Hikers will be thrilled to tackle the icon, Table Mountain that stands majestically at 3,558 feet. But don’t worry, if you are not a Bear-Grylls type, there are two cable cars that can make your journey to the top as comfortable as possible, although the queue, especially during summer time, is extra (extra!) long and the wait seems forever. (Well, this is when your smart phone comes in handy; read news, watch YouTube, Facebook, edit photos to kill time but make sure it’s fully charged

However, the view from the top is worth boredom and agitation that you suffer while waiting in line. Really, it is an understatement to say it takes your breath away. In fact, you need some time to stand still and compose yourself. I, for instance was caught off guard by the sheer beauty of this natural being, I couldn’t decide which direction to take; I wanted to run amok all over the mountaintop so flat that it was more like a theatre stage, taking in the impressive views of the city under from every possible angle and corner.

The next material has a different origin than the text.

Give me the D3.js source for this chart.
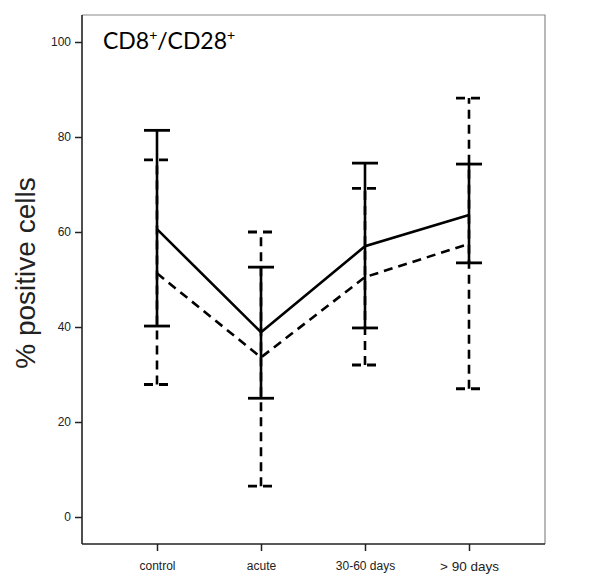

The lion’s head, the neighboring mountain peak at 2195 feet, sits formidably like a sphinx guarding the city, which lies flat at its foot and before the sweeping waves of the Atlantic Ocean. Table Mountain is seen, oftentimes covered by orographic clouds, locally known as, “table cloth”, from every corner of the city and vice versa, you can see just about anything from the top; a sprawling city that houses nearly 4 million habitants.  

Flora and fauna enthusiasts will have an opportunity to view unique plants and flower species here, many of them, endangered and rare. As for me, a family of Dassie, the rock-climbing hyrax, was quite amusing to watch. The rat-like herbivores were nimble, jumping from one edge of the cliff to another at the height of over 3,000 feet. High-flyers indeed.

The warning though is that it took me nearly two hours waiting for the cable car in line to come down. So if you have anything planned afterwards, such as dinner in the city, you might want to be flexible.

Be the Beach bum

People flock to Camps Bay for its insanely white sandy beaches even though the water is freezing cold. With trendy bars, hotels, restaurants and activities, this well-known place is busy with locals and tourists alike. Clifton on the other hand is Cape Town’s affluent neighborhood. You will see million dollar homes on the hills overlooking the sea. There are four beaches, named simply from 1st to 4th, and the 3rd is quite popular with gays. Play beach volley ball, laze in the sun, a day of family picnic, stroll on the beach dotted with granite boulders or just simply catch sunset with your loved one, Clifton can’t be missed.  

I was told that the water was not as cold in False Bay but hey, the warmer water usually means sharks!!! And there have been a few attacks recently. As I walked along the Clifton 3 at sunset, I put my feet into the water. It was definitely not swimmable unless you put on a wetsuit. Although it’s one of the world’s top 10 beach destinations and it is SUMMER, you don’t have to swim, really. There are just way too many things here that you can appreciate. For example, I truly enjoyed my leisurely beach walk admiring the12 apostles, a small group of mountain peaks that run along the coast, change colors as the sun went down. The unique postcard-like spectacle is going to be forever tattooed in my memory.